Task prompt. Make an exact copy of the lines, leaving the pictures out.

Collected data.
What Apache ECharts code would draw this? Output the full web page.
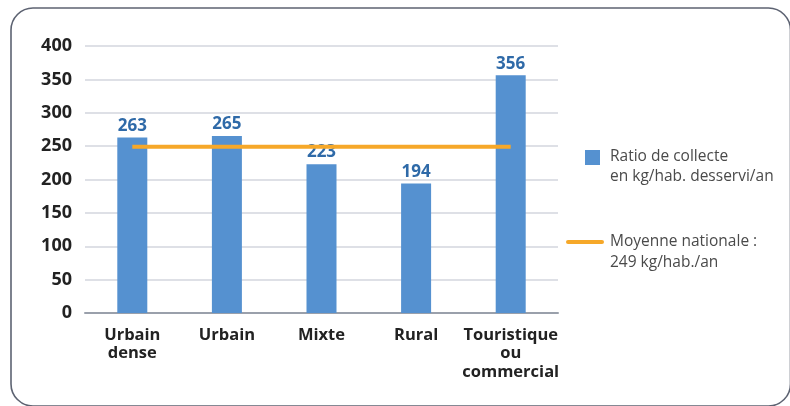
<!DOCTYPE html>
<html>
<head>
<meta charset="utf-8">
<script src="https://cdn.jsdelivr.net/npm/echarts@6/dist/echarts.min.js"></script>
<style>
html,body{margin:0;padding:0;background:#fff;}
#chart{width:790px;height:406px;}
</style>
</head>
<body>
<div id="chart"></div>
<script>
var categories = ['Urbain\ndense', 'Urbain', 'Mixte', 'Rural', 'Touristique\nou\ncommercial'];
var ratioValues = [263, 265, 223, 194, 356];
var nationalAverage = 249;
var averageValues = [249, 249, 249, 249, 249];
var yTicks = [0, 50, 100, 150, 200, 250, 300, 350, 400];
var legendRatio = ['Ratio de collecte', 'en kg/hab. desservi/an'];
var legendAverage = ['Moyenne nationale :', '249 kg/hab./an'];

var FONT = '"Open Sans", "Noto Sans", sans-serif';
var chart = echarts.init(document.getElementById('chart'), null, {renderer: 'canvas'});
var option = {
  animation: false,
  backgroundColor: '#ffffff',
  grid: {left: 85, right: 232, top: 46, bottom: 93},
  xAxis: {
    type: 'category',
    data: categories,
    boundaryGap: true,
    axisTick: {show: false},
    axisLine: {show: true, lineStyle: {color: '#9aa0ab', width: 2}},
    axisLabel: {
      interval: 0, margin: 13,
      fontFamily: FONT, fontSize: 16.5, fontWeight: 'bold', color: '#222222',
      lineHeight: 18.5
    }
  },
  yAxis: {
    type: 'value',
    min: yTicks[0], max: yTicks[yTicks.length - 1], interval: 50,
    axisLine: {show: false},
    axisTick: {show: false},
    splitLine: {lineStyle: {color: '#d3d6de', width: 1.5}},
    axisLabel: {
      margin: 13, fontFamily: FONT, fontSize: 18, fontWeight: 'bold', color: '#222222'
    }
  },
  series: [
    {
      name: legendRatio.join('\n'),
      type: 'bar',
      data: ratioValues,
      barWidth: 30,
      itemStyle: {color: '#5591d0'},
      label: {
        show: true, position: 'top', distance: 3,
        fontFamily: FONT, fontSize: 17, fontWeight: 'bold', color: '#2f6aa8'
      },
      z: 2
    },
    {
      name: legendAverage.join('\n'),
      type: 'line',
      data: averageValues,
      symbol: 'none',
      lineStyle: {color: '#f6a829', width: 4},
      z: 3
    }
  ],
  graphic: [
    {
      type: 'rect', silent: true,
      shape: {x: 11, y: 8, width: 779.5, height: 398, r: 22},
      style: {fill: 'none', stroke: '#5d6372', lineWidth: 1.6}
    },
    {
      type: 'rect',
      shape: {x: 585, y: 150, width: 15, height: 15},
      style: {fill: '#5591d0'}
    },
    {
      type: 'text', left: 610, top: 147,
      style: {
        text: legendRatio.join('\n'),
        font: '15.5px ' + FONT, fill: '#4a4a4a', lineHeight: 20
      }
    },
    {
      type: 'line',
      shape: {x1: 568, y1: 242, x2: 602, y2: 242},
      style: {stroke: '#f6a829', lineWidth: 4, lineCap: 'round'}
    },
    {
      type: 'text', left: 610, top: 231,
      style: {
        text: legendAverage.join('\n'),
        font: '15.5px ' + FONT, fill: '#4a4a4a', lineHeight: 21
      }
    }
  ]
};
chart.setOption(option);
</script>
</body>
</html>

Written solution.
What Apache ECharts code would draw this? Output the full web page.
<!DOCTYPE html>
<html>
<head>
<meta charset="utf-8">
<script src="https://cdn.jsdelivr.net/npm/echarts@6/dist/echarts.min.js"></script>
<style>
html,body{margin:0;padding:0;background:#fff;}
#chart{width:790px;height:406px;}
</style>
</head>
<body>
<div id="chart"></div>
<script>
var categories = ['Urbain\ndense', 'Urbain', 'Mixte', 'Rural', 'Touristique\nou\ncommercial'];
var ratioValues = [263, 265, 223, 194, 356];
var nationalAverage = 249;
var averageValues = [249, 249, 249, 249, 249];
var yTicks = [0, 50, 100, 150, 200, 250, 300, 350, 400];
var legendRatio = ['Ratio de collecte', 'en kg/hab. desservi/an'];
var legendAverage = ['Moyenne nationale :', '249 kg/hab./an'];

var FONT = '"Open Sans", "Noto Sans", sans-serif';
var chart = echarts.init(document.getElementById('chart'), null, {renderer: 'canvas'});
var option = {
  animation: false,
  backgroundColor: '#ffffff',
  grid: {left: 85, right: 232, top: 46, bottom: 93},
  xAxis: {
    type: 'category',
    data: categories,
    boundaryGap: true,
    axisTick: {show: false},
    axisLine: {show: true, lineStyle: {color: '#9aa0ab', width: 2}},
    axisLabel: {
      interval: 0, margin: 13,
      fontFamily: FONT, fontSize: 16.5, fontWeight: 'bold', color: '#222222',
      lineHeight: 18.5
    }
  },
  yAxis: {
    type: 'value',
    min: yTicks[0], max: yTicks[yTicks.length - 1], interval: 50,
    axisLine: {show: false},
    axisTick: {show: false},
    splitLine: {lineStyle: {color: '#d3d6de', width: 1.5}},
    axisLabel: {
      margin: 13, fontFamily: FONT, fontSize: 18, fontWeight: 'bold', color: '#222222'
    }
  },
  series: [
    {
      name: legendRatio.join('\n'),
      type: 'bar',
      data: ratioValues,
      barWidth: 30,
      itemStyle: {color: '#5591d0'},
      label: {
        show: true, position: 'top', distance: 3,
        fontFamily: FONT, fontSize: 17, fontWeight: 'bold', color: '#2f6aa8'
      },
      z: 2
    },
    {
      name: legendAverage.join('\n'),
      type: 'line',
      data: averageValues,
      symbol: 'none',
      lineStyle: {color: '#f6a829', width: 4},
      z: 3
    }
  ],
  graphic: [
    {
      type: 'rect', silent: true,
      shape: {x: 11, y: 8, width: 779.5, height: 398, r: 22},
      style: {fill: 'none', stroke: '#5d6372', lineWidth: 1.6}
    },
    {
      type: 'rect',
      shape: {x: 585, y: 150, width: 15, height: 15},
      style: {fill: '#5591d0'}
    },
    {
      type: 'text', left: 610, top: 147,
      style: {
        text: legendRatio.join('\n'),
        font: '15.5px ' + FONT, fill: '#4a4a4a', lineHeight: 20
      }
    },
    {
      type: 'line',
      shape: {x1: 568, y1: 242, x2: 602, y2: 242},
      style: {stroke: '#f6a829', lineWidth: 4, lineCap: 'round'}
    },
    {
      type: 'text', left: 610, top: 231,
      style: {
        text: legendAverage.join('\n'),
        font: '15.5px ' + FONT, fill: '#4a4a4a', lineHeight: 21
      }
    }
  ]
};
chart.setOption(option);
</script>
</body>
</html>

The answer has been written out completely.